A Form Of Park

The photo above: spring has sprung on Park Avenue!

After the trains were converted from coal to electric and put underground, Park Avenue was developed with high-end apartment houses and hotels from 46th Street (north of the Grand Central train shed) to 96th street (where the trains exit the tunnel and run on a viaduct). Nearly all vestiges of previous development – mostly Old Law tenements – have been replaced. But that doesn’t explain the name “Park.”

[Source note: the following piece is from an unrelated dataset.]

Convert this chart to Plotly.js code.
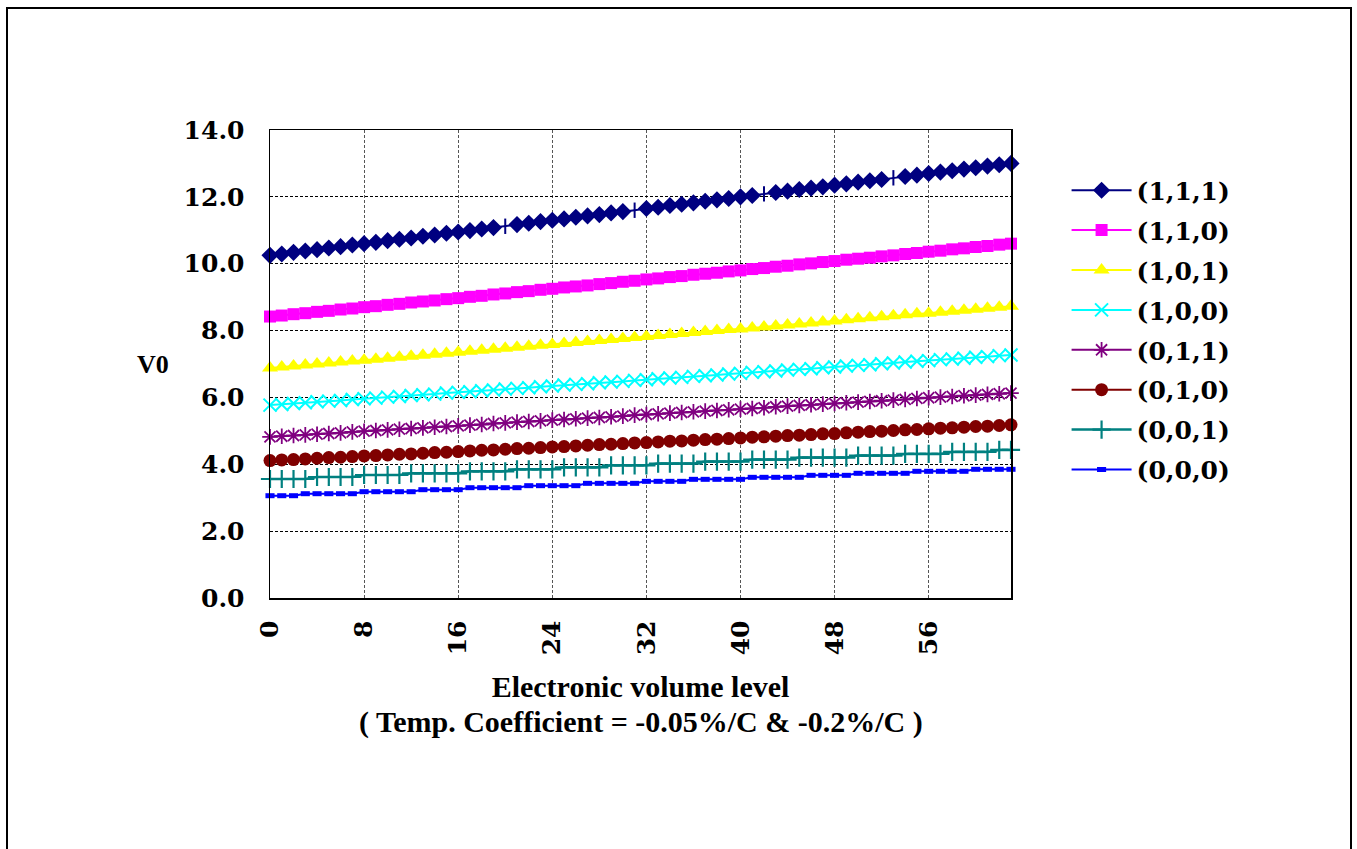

Because of the presence of the approach to Grand Central below, the avenue is 140 feet wide, as opposed to the 100-foot standard for the north-south avenues and the 50-foot standard for the east-west streets. As it was first laid out, the median islands were about 40 feet wide, with two lanes of traffic and a parking lane on each side, and sidewalks about 15 feet wide on each side. Those big medians were landscaped as mini-parks. Unfortunately, the development of the avenue coincided with the rise of automobile traffic, and the medians were cut down to create a third traffic lane on each side. (My photo above is the end of a median near 84th Street.) Here’s a map from 1910, before the air-rights construction started, showing the medians as holes in a viaduct, open to the tracks below, and the future air-rights-construction lots as open to the train yard below:

The same area in 1916, with wavy pedestrian paths laid out in the medians:

In 1923, with the old buildings starting to be replaced:

Interestingly, the later maps that should show the medians cut down in width don’t: they show the the same wide medians as these maps. Since the purpose of the maps was to show the buildings, maybe no one felt it necessary to correct them for medians? In any case, some possible good news: the city is considering re-widening the medians. I don’t live on Park Avenue, but I fully support that idea.